Uma visão mais ampla do momento que alimentou utopias encontra-se em Isaiah Berlin, no livro “O sentido da realidade”. Ele aponta alguns marcos decisivos na história do pensamento. Um deles foi o surgimento do romantismo alemão, no fim do século XVIII. A partir dali, a essência do homem transferia-se da razão para outra fonte: a vontade. Foi um movimento que ofuscou o modelo do erudito, do homem que alcança a felicidade por meio da compreensão. Abriu-se o espaço para o herói trágico, que busca realizar a si próprio a qualquer custo, contra qualquer adversidade, não importam as consequências.
Pistas que os escritores do século passado nos deixaram já não iluminam todo o caminho. Houve grandes deslocamentos no princípio do século XXI. O terrorismo, por exemplo, mudou de caráter. Os terroristas do início do século XX adiaram o atentado à carruagem do arquiduque Franz Ferdinand porque havia crianças no veículo. O atentado contras as Torres Gêmeas, em Nova York, entre outros, mostrou que não se hesita mais diante da morte de crianças, sob o argumento de que o inimigo também bombardeia crianças.
A linha divisória entre movimentos de contestação é mais difícil de situar do que no terrorismo, que assumiu contornos de fanatismo religioso.
O traço mais nítido, hoje, é ausência de uma estratégia, de um lugar utópico para onde conduzir o mundo. Não há análises sociais, não há táticas, no sentido da escolha de setores a seduzir, neutralizar ou combater. Não há documentos nem um espaço de discussão conhecido.
Dizem alguns críticos de cinema que isto é a marca do pós-moderno. Alguns filmes de agora já não se preocupam com enredos e tramas, mas sim como uma sequência de ações. São apenas um amontoado de ações e ponto final.
Os black blocs soam para mim como um movimento pós-moderno. São apenas ações, não propõem um futuro, nem se dão ao luxo de explicar como e com quem chegarão a ele.
E as bandeiras vermelhas que tremulam ao seu lado, os deputados da esquerda da esquerda tradicional que pedem sua libertação? Não significam que, no fundo, são movidos pelas velhas utopias?
É possível estar perdido na mesma floresta por razões diferentes.

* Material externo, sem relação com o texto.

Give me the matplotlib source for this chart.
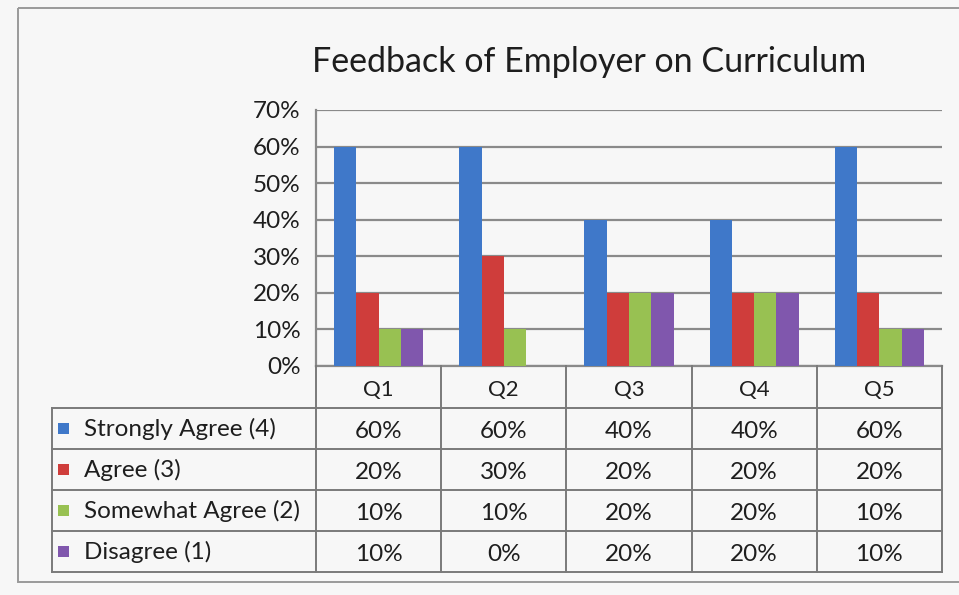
import matplotlib.pyplot as plt
from matplotlib.patches import Rectangle
import numpy as np

plt.rcParams['font.family'] = ['Lato', 'DejaVu Sans']

questions = ['Q1', 'Q2', 'Q3', 'Q4', 'Q5']
series_names = ['Strongly Agree (4)', 'Agree (3)', 'Somewhat Agree (2)', 'Disagree (1)']
strongly_agree = [0.60, 0.60, 0.40, 0.40, 0.60]
agree = [0.20, 0.30, 0.20, 0.20, 0.20]
somewhat_agree = [0.10, 0.10, 0.20, 0.20, 0.10]
disagree = [0.10, 0.00, 0.20, 0.20, 0.10]
yticks = [0, 0.1, 0.2, 0.3, 0.4, 0.5, 0.6, 0.7]

series = [strongly_agree, agree, somewhat_agree, disagree]
colors = ['#3f78c9', '#cf3d3b', '#98c152', '#8057ad']
txt = '#1e1e1e'

W, H = 959, 595
fig = plt.figure(figsize=(W / 100, H / 100), dpi=100)
fig.patch.set_facecolor('#f7f7f7')

# plot area in pixel terms
left, right, top, bottom = 316, 942, 110, 366
ax = fig.add_axes([left / W, 1 - bottom / H, (right - left) / W, (bottom - top) / H])
ax.set_facecolor('#f7f7f7')

x = np.arange(len(questions))
bw = 0.178
for k, vals in enumerate(series):
    ax.bar(x + (k - 1.5) * bw, vals, width=bw, color=colors[k], zorder=3)

ax.set_xlim(-0.5, len(questions) - 0.5)
ax.set_ylim(0, 0.7)
ax.set_yticks(yticks)
ax.set_yticklabels(['{:.0f}%'.format(v * 100) for v in yticks], fontsize=17.5, color=txt)
ax.set_xticks([])
ax.yaxis.grid(True, color='#8a8a8a', linewidth=1.6, zorder=0)
ax.tick_params(axis='y', length=0, pad=11)
for s in ['top', 'right']:
    ax.spines[s].set_visible(False)
ax.spines['left'].set_color('#8a8a8a')
ax.spines['left'].set_linewidth(1.6)
ax.spines['bottom'].set_color('#8a8a8a')
ax.spines['bottom'].set_linewidth(1.6)

# overlay axes in pixel coords for the title, data table and frame
ov = fig.add_axes([0, 0, 1, 1], zorder=5)
ov.set_xlim(0, W)
ov.set_ylim(H, 0)
ov.axis('off')
ov.patch.set_alpha(0)

ov.add_patch(Rectangle((18, 8), W, 574, fill=False, edgecolor='#9a9a9a', linewidth=1.4))
ov.text(589, 62, 'Feedback of Employer on Curriculum', ha='center', va='center',
        fontsize=24.5, color=txt)

line_kw = dict(color='#7a7a7a', linewidth=1.4)
col_w = (right - left) / len(questions)
col_edges = [left + i * col_w for i in range(len(questions) + 1)]
row_edges = [366, 408, 449, 490, 531, 572]
label_left = 52

# column lines over the header row and the body
for cx in col_edges:
    ov.plot([cx, cx], [row_edges[0], row_edges[-1]], **line_kw)
ov.plot([label_left, label_left], [row_edges[1], row_edges[-1]], **line_kw)
for ry in row_edges[1:]:
    ov.plot([label_left, right], [ry, ry], **line_kw)

for i, q in enumerate(questions):
    ov.text(col_edges[i] + col_w / 2, (row_edges[0] + row_edges[1]) / 2 + 3, q,
            ha='center', va='center', fontsize=16, color=txt)

for r, (name, vals) in enumerate(zip(series_names, series)):
    yc = (row_edges[r + 1] + row_edges[r + 2]) / 2
    ov.add_patch(Rectangle((58, yc - 6), 11, 11, facecolor=colors[r], edgecolor='none'))
    ov.text(84, yc, name, ha='left', va='center', fontsize=17.5, color=txt)
    for i, v in enumerate(vals):
        ov.text(col_edges[i] + col_w / 2, yc + 3, '{:.0f}%'.format(v * 100),
                ha='center', va='center', fontsize=17.5, color=txt)

fig.savefig('out.png', dpi=100, facecolor=fig.get_facecolor())
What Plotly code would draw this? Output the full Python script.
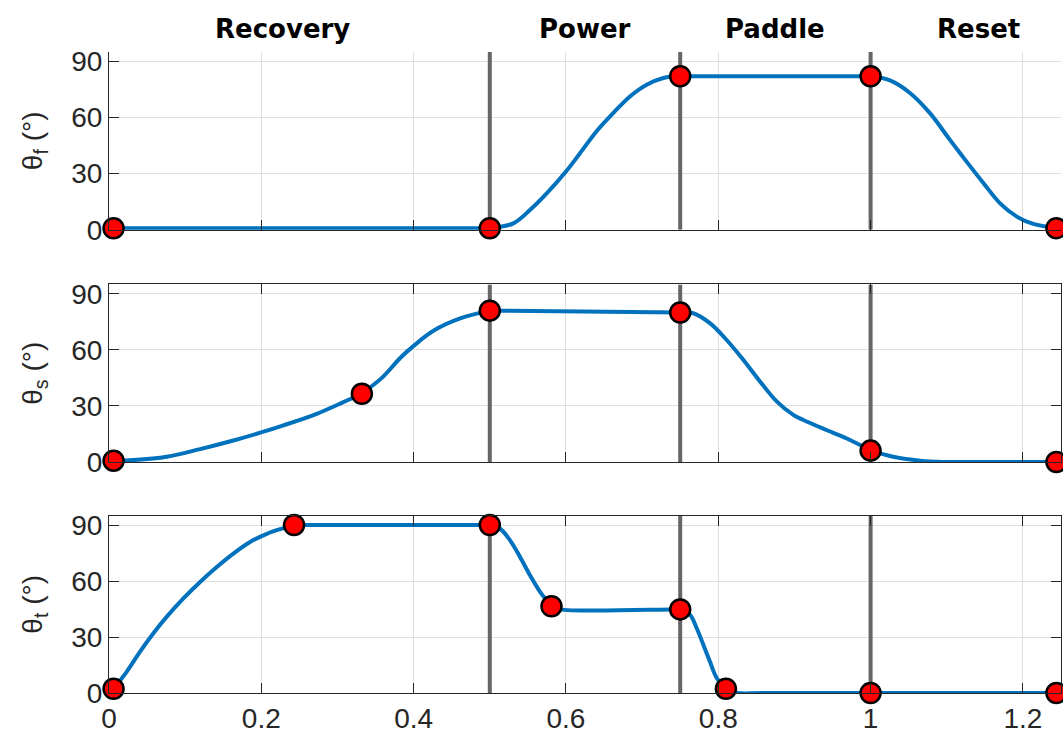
import plotly.graph_objects as go

# Phase boundaries (normalised cycle time) and phase names with label positions
phase_bounds = [0.5, 0.75, 1.0]
phase_names = ["Recovery", "Power", "Paddle", "Reset"]
phase_label_x = [0.228, 0.625, 0.874, 1.142]

# θf : flap angle
f_t = [0.006, 0.5, 0.531, 0.553, 0.575, 0.600, 0.6185, 0.640, 0.662, 0.684, 0.706,
       0.728, 0.75, 1.0, 1.0254, 1.0517, 1.0779, 1.1042, 1.126, 1.148, 1.170, 1.192,
       1.2136, 1.244]
f_deg = [0.8, 0.8, 3.4, 10.6, 19.5, 31.1, 40.9, 52.5, 62.3, 71.2, 77.5,
         81.1, 82.0, 82.0, 79.8, 73.1, 62.3, 48.0, 36.4, 25.0, 14.1, 7.0,
         3.1, 0.8]
f_key_t = [0.006, 0.5, 0.75, 1.0, 1.244]
f_key_deg = [0.8, 0.8, 82.0, 82.0, 0.8]

# θs : sweep angle
s_t = [0.006, 0.032, 0.0759, 0.1196, 0.1633, 0.1997, 0.229, 0.2728, 0.3077, 0.332,
       0.360, 0.382, 0.3996, 0.426, 0.461, 0.5, 0.75, 0.767, 0.789, 0.811, 0.833,
       0.855, 0.877, 0.8985, 0.9117, 0.942, 0.973, 1.0, 1.0298, 1.065, 1.0955,
       1.12, 1.244]
s_deg = [0.7, 1.0, 2.8, 6.9, 11.5, 15.8, 19.6, 25.8, 32.0, 36.5,
         45.7, 55.5, 62.0, 70.2, 76.8, 81.0, 80.0, 79.6, 74.3, 65.3, 54.6,
         43.0, 32.3, 25.2, 22.5, 17.1, 11.8, 6.1, 2.8, 0.7, 0.0,
         0.0, 0.0]
s_key_t = [0.006, 0.332, 0.5, 0.75, 1.0, 1.244]
s_key_deg = [0.7, 36.5, 81.0, 80.0, 6.1, 0.0]

# θt : twist angle
t_t = [0.006, 0.0234, 0.0408, 0.0583, 0.0759, 0.0977, 0.1196, 0.1415, 0.1633, 0.1852,
       0.2072, 0.229, 0.243, 0.5, 0.5135, 0.5266, 0.5397, 0.5528, 0.566, 0.581,
       0.592, 0.74, 0.75, 0.7629, 0.7717, 0.7804, 0.789, 0.798, 0.81, 0.825, 0.86,
       1.244]
t_deg = [2.3, 11.5, 22.2, 32.0, 40.9, 50.7, 59.5, 67.5, 74.7, 80.9,
         85.3, 88.3, 90.0, 90.0, 88.0, 81.8, 72.9, 63.1, 54.2, 46.5,
         44.8, 44.8, 44.8, 41.8, 34.7, 25.8, 16.9, 8.0, 2.3, 0.0, 0.0,
         0.0]
t_key_t = [0.006, 0.243, 0.5, 0.581, 0.75, 0.81, 1.0, 1.244]
t_key_deg = [2.3, 90.0, 90.0, 46.5, 44.8, 2.3, 0.0, 0.0]

y_ticks = [0, 30, 60, 90]
y_max = 95
x_ticks = [0, 0.2, 0.4, 0.6, 0.8, 1.0, 1.2]
x_tick_text = ["0", "0.2", "0.4", "0.6", "0.8", "1", "1.2"]

panels = [
    ("θ<sub>f</sub> (°)", f_t, f_deg, f_key_t, f_key_deg, [0.7228, 1.0]),
    ("θ<sub>s</sub> (°)", s_t, s_deg, s_key_t, s_key_deg, [0.3604, 0.6373]),
    ("θ<sub>t</sub> (°)", t_t, t_deg, t_key_t, t_key_deg, [0.0, 0.2766]),
]

AX = "#262626"
GRID = "#dfdfdf"
TICK_FONT = dict(family="Liberation Sans, Arial, sans-serif", size=28, color=AX)
BLUE = "#0072BD"


def split_at_keys(tx, ty, keys):
    """Break a sampled trajectory into pieces that start/end at the key times."""
    pieces, cur_x, cur_y = [], [], []
    for x, y in zip(tx, ty):
        cur_x.append(x)
        cur_y.append(y)
        if x in keys and len(cur_x) > 1:
            pieces.append((cur_x, cur_y))
            cur_x, cur_y = [x], [y]
    if len(cur_x) > 1:
        pieces.append((cur_x, cur_y))
    return pieces


fig = go.Figure()
layout = dict(
    width=1063, height=738,
    margin=dict(l=109, r=2, t=52, b=45),
    paper_bgcolor="white", plot_bgcolor="white",
    showlegend=False,
)

for i, (title, tx, ty, kx, ky, dom) in enumerate(panels):
    n = "" if i == 0 else str(i + 1)
    xa, ya = "x" + n, "y" + n
    # phase boundary lines (drawn first so the curve and markers sit on top)
    for b in phase_bounds:
        fig.add_trace(go.Scatter(
            x=[b, b], y=[0, y_max], xaxis=xa, yaxis=ya, mode="lines",
            line=dict(color="#666666", width=4), hoverinfo="skip"))
    for px_, py_ in split_at_keys(tx, ty, set(kx)):
        fig.add_trace(go.Scatter(
            x=px_, y=py_, xaxis=xa, yaxis=ya, mode="lines",
            line=dict(color=BLUE, width=4, shape="spline", smoothing=1.0),
            cliponaxis=False, hoverinfo="skip"))
    fig.add_trace(go.Scatter(
        x=kx, y=ky, xaxis=xa, yaxis=ya, mode="markers",
        marker=dict(color="#ff0000", size=20, line=dict(color="black", width=2.5)),
        cliponaxis=False))
    boxed = i > 0
    layout["xaxis" + n] = dict(
        domain=[0, 1], anchor=ya, range=[0, 1.25],
        tickvals=x_ticks, ticktext=x_tick_text,
        showticklabels=(i == 2), tickfont=TICK_FONT,
        ticks="inside", ticklen=10, tickwidth=1, tickcolor=AX,
        showline=True, linecolor=AX, linewidth=1,
        mirror="ticks" if boxed else False,
        showgrid=True, gridcolor=GRID, gridwidth=1, zeroline=False,
    )
    layout["yaxis" + n] = dict(
        domain=dom, anchor=xa, range=[0, y_max],
        tickvals=y_ticks, tickfont=TICK_FONT,
        ticks="inside", ticklen=10, tickwidth=1, tickcolor=AX,
        showline=True, linecolor=AX, linewidth=1,
        mirror="ticks" if boxed else False,
        showgrid=True, gridcolor=GRID, gridwidth=1, zeroline=False,
        title=dict(text=title, font=TICK_FONT, standoff=20),
    )

layout["annotations"] = [
    dict(text=name, x=px, xref="x", y=1.036, yref="paper",
         showarrow=False, xanchor="center", yanchor="middle",
         font=dict(family="DejaVu Sans, sans-serif", size=26, color="black",
                   weight="bold"))
    for name, px in zip(phase_names, phase_label_x)
]
fig.update_layout(**layout)
fig.write_html("out.html")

A esquerda clássica apoia aquilo que espera, de alguma forma, controlar.
No estalinismo, a paixão pelo controle a levou à destruição do outro, como na Guerra Civil Espanhola, com a morte de tantos anarquistas.
Cem anos depois da I Guerra Mundial, vivemos em crise. No debate “Mutações: Fontes passionais da violência”, o amigo Adauto Novaes cita Paul Valéry, para quem o espírito seria aniquilado pela tecnologia. Era uma reflexão sobre a I Guerra.
Modestamente, acho que não foi apenas o espírito que sucumbiu à tecnologia, mas a cultura à diversão, a palavra à imagem, o enredo à ação irrefletida, as evidências às versões.
Por aqui, a paisagem depois da batalha, entre outras consequências, revela uma cena política desoladora, povoada por picaretas de gravata e mascarados incendiários.
Ainda bem que hoje é domingo e os domingos suavizam o peso do tempo sobre nossos ombros.
O poeta fabrica um elefante com pedaços de móveis, algodão, paina e doçura, para vê-lo arrebentado no final do dia. Podemos repetir como Drummond: amanhã, recomeçamos.
PS — Gosto de Caetano Veloso e mais do que isso: sou muito grato a ele. E não só por sua ajuda em campanhas difíceis, mas pelo fato de existir e compor maravilhosas canções que, entre outras coisas, me ajudaram a atravessar tantos anos de exílio. É uma honra substitui-lo e, ao mesmo tempo, uma perda: não posso mais ler sua coluna semanal.